In other words, he explained, “scale and network economies are the ‘glue’ that keeps these industries in California and their millionaire employees planted in the Golden State.”

But there are also other incentives that keep the wealthy from moving out.

“Many of these well-paid professionals receive compensation in tax-deferred capital assets, shielding some of their compensation from California’s high individual tax rates,” he said.

And because these people can afford services that “insulate them from the daily headaches and threats that low-income people experience,” McQuillan added, they are more likely to “avoid the crime, delays, and street life that low-income people deal with daily,” making California more appealing to them than the average resident.
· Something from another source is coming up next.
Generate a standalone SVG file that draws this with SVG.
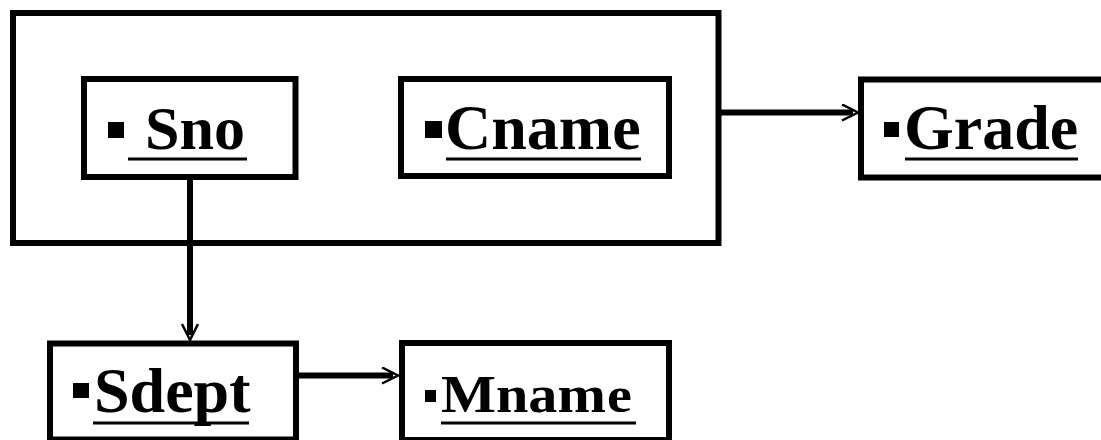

“Low-income people rightly see greener pastures in other states because of California’s high cost of living, which is fueled by faulty public policies.”

Most concerning to people in the low- and middle-income brackets are the state’s housing crisis and license requirements for professionals who don’t have the money to go to college.

“Housing in California is about two to three times more expensive than in other states due to permits, environmental regulations, land use restrictions, union labor perks, and other government mandates,” he said. Additionally, “occupational licensure makes it increasingly expensive and difficult for low-income people with less education to pursue their dreams and start their own businesses.”

And to those looking for jobs in the Golden State that don’t require a keen entrepreneurial spirit, McQuillan said, things are made worse by the high minimum wage laws.

“[Such laws] eliminate the lower rungs of the job ladder for people with fewer skills or less job experience.”

With so many “misguided and ill-informed public policies,” the economist added, California will likely continue to drive out working class people.

“I don’t see the current exodus reversing anytime soon given the views of California’s political class,” he concluded. “In fact, I think the exodus will increase until policies change.”